**INFORMATION GIVEN**:
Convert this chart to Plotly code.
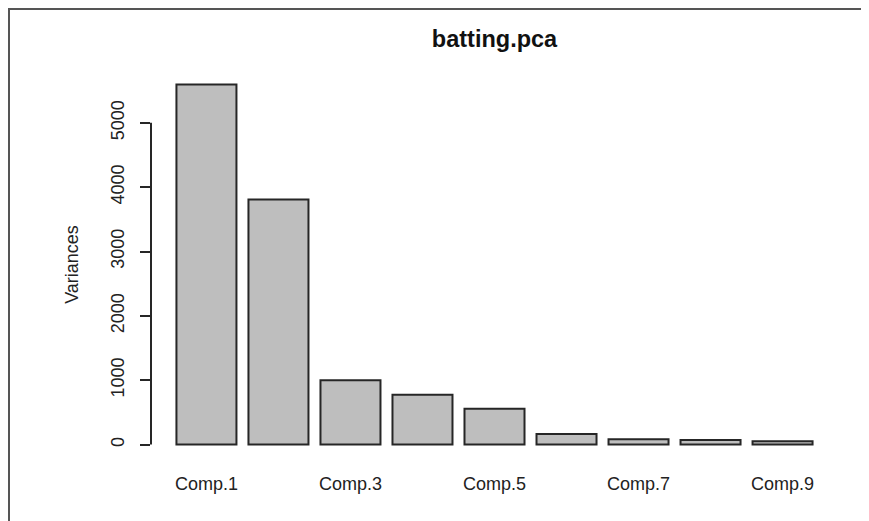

---

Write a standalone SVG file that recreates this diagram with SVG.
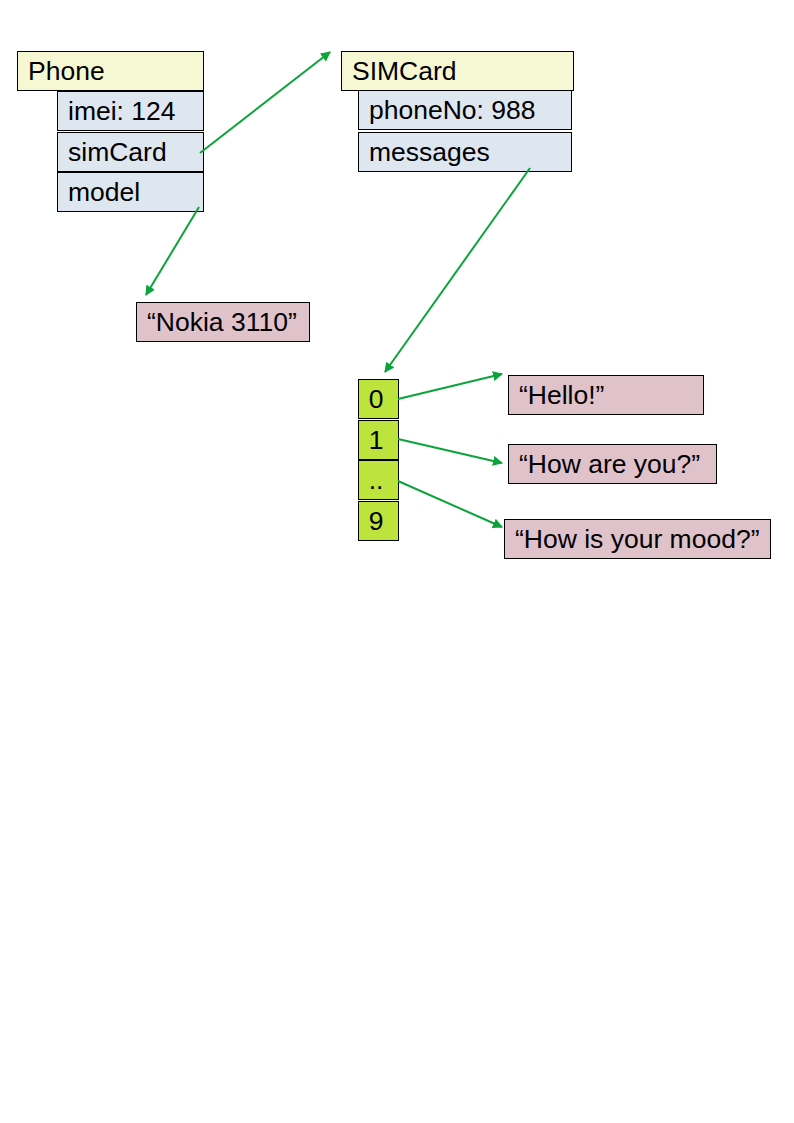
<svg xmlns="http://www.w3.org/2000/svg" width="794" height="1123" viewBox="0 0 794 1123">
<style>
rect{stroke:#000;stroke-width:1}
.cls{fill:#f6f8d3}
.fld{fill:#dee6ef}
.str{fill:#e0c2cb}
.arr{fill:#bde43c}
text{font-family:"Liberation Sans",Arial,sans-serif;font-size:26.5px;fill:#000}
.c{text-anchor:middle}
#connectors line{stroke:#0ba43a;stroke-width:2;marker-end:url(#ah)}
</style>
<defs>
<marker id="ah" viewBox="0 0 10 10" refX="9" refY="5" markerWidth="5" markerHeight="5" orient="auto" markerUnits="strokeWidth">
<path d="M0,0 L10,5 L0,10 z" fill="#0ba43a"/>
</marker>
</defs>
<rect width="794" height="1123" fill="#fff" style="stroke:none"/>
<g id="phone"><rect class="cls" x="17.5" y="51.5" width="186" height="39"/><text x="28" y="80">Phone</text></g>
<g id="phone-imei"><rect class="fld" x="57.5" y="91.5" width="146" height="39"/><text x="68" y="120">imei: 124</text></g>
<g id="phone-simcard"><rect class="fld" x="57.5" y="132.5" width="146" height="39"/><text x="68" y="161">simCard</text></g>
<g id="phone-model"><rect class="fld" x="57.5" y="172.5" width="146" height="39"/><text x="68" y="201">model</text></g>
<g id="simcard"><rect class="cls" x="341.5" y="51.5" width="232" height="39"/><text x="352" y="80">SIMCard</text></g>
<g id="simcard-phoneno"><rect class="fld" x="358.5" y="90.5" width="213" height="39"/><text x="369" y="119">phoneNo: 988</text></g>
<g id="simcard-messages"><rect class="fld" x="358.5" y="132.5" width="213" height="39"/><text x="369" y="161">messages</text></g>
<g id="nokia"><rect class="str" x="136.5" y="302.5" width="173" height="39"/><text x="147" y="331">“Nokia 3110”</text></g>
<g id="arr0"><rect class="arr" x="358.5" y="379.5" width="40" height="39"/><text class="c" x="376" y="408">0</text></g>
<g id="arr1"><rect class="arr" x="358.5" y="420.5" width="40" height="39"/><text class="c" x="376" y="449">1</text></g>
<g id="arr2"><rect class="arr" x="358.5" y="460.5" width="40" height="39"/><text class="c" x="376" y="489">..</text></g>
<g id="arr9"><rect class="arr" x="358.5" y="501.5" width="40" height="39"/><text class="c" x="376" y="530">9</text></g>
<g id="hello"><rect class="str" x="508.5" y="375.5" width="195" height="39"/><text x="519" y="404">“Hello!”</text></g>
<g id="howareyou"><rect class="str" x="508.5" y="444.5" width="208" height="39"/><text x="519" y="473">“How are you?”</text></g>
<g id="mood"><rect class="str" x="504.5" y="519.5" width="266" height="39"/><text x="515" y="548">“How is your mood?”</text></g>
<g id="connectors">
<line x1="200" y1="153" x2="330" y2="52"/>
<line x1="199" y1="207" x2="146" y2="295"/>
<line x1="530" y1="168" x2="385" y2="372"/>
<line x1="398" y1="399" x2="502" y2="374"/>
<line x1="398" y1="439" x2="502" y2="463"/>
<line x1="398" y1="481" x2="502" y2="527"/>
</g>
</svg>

**TASK STATEMENT**:
Copy all the lines above that hold the string "this".

**THE RESPONSE**:
Convert this chart to Plotly code.
Write a standalone SVG file that recreates this diagram with SVG.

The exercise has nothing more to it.